Special issue: European Integrated Project on Aerosol-Cloud-Climate and Air...

Atmos. Chem. Phys., 11, 13145–13159, 2011
https://doi.org/10.5194/acp-11-13145-2011
© Author(s) 2011. This work is distributed under
the Creative Commons Attribution 3.0 License.

Research article 21 Dec 2011

Research article | 21 Dec 2011

The sensitivity of secondary organic aerosol (SOA) component partitioning to the predictions of component properties – Part 3: Investigation of condensed compounds generated by a near-explicit model of VOC oxidation

M. H. Barley, D. Topping, D. Lowe, S. Utembe, and G. McFiggans M. H. Barley et al.
  • Centre for Atmospheric Sciences, School of Earth Atmospheric & Environmental Sciences, University of Manchester, Manchester, M13 9PL, UK

Abstract.
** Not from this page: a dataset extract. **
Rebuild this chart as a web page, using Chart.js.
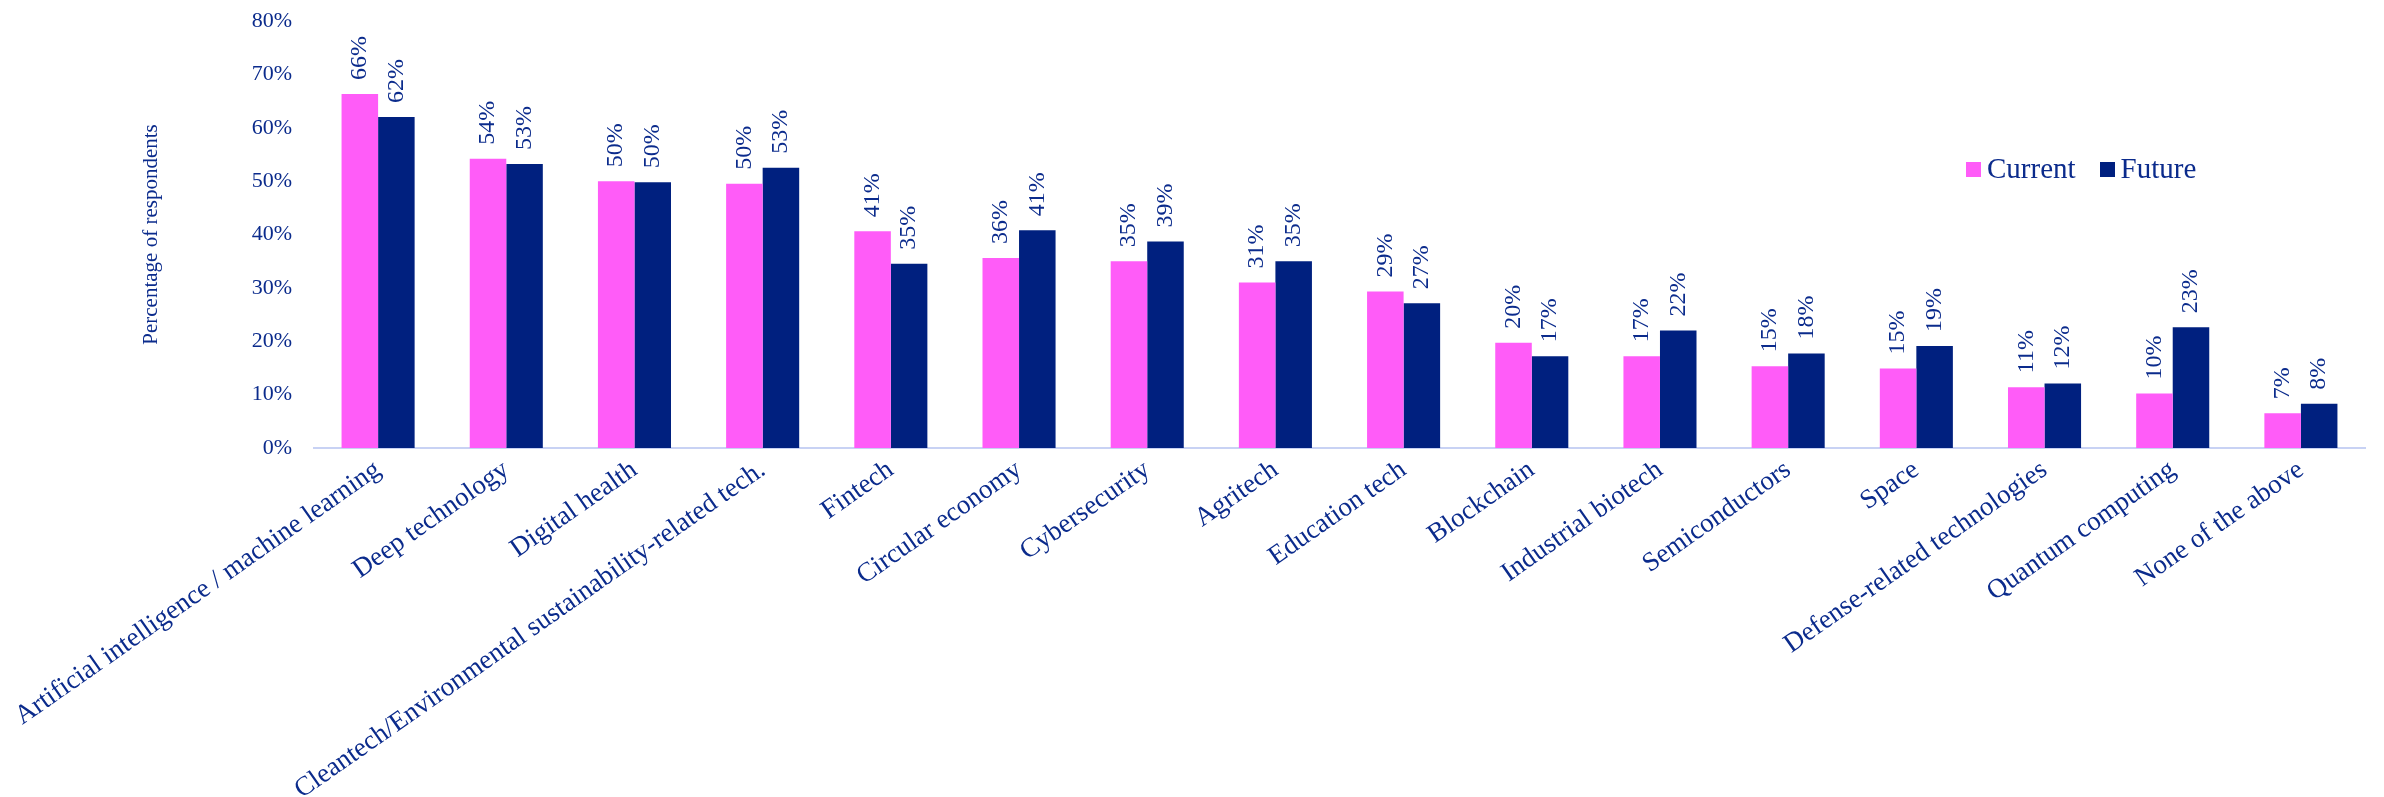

Calculations of the absorptive partitioning of secondary organic aerosol components were carried out using a number of methods to estimate vapour pressure and non-ideality. The sensitivity of predicted condensed component masses, volatility, O:C ratio, molar mass and functionality distribution to the choice of estimation methods was investigated in mixtures of around 2700 compounds generated by a near explicit mechanism of atmospheric VOC degradation. The sensitivities in terms of all metrics were comparable to those previously reported (using 10 000 semi-randomly generated compounds). In addition, the change in predicted aerosol properties and composition with changing VOC emission scenario was investigated showing key dependencies on relative anthropogenic and biogenic contributions. Finally, the contribution of non-ideality to the changing distribution of condensed components was explored in terms of the shift in effective volatility by virtue of component activity coefficients, clearly demonstrating both enhancement and reduction of component masses associated with negative and positive deviations from ideality.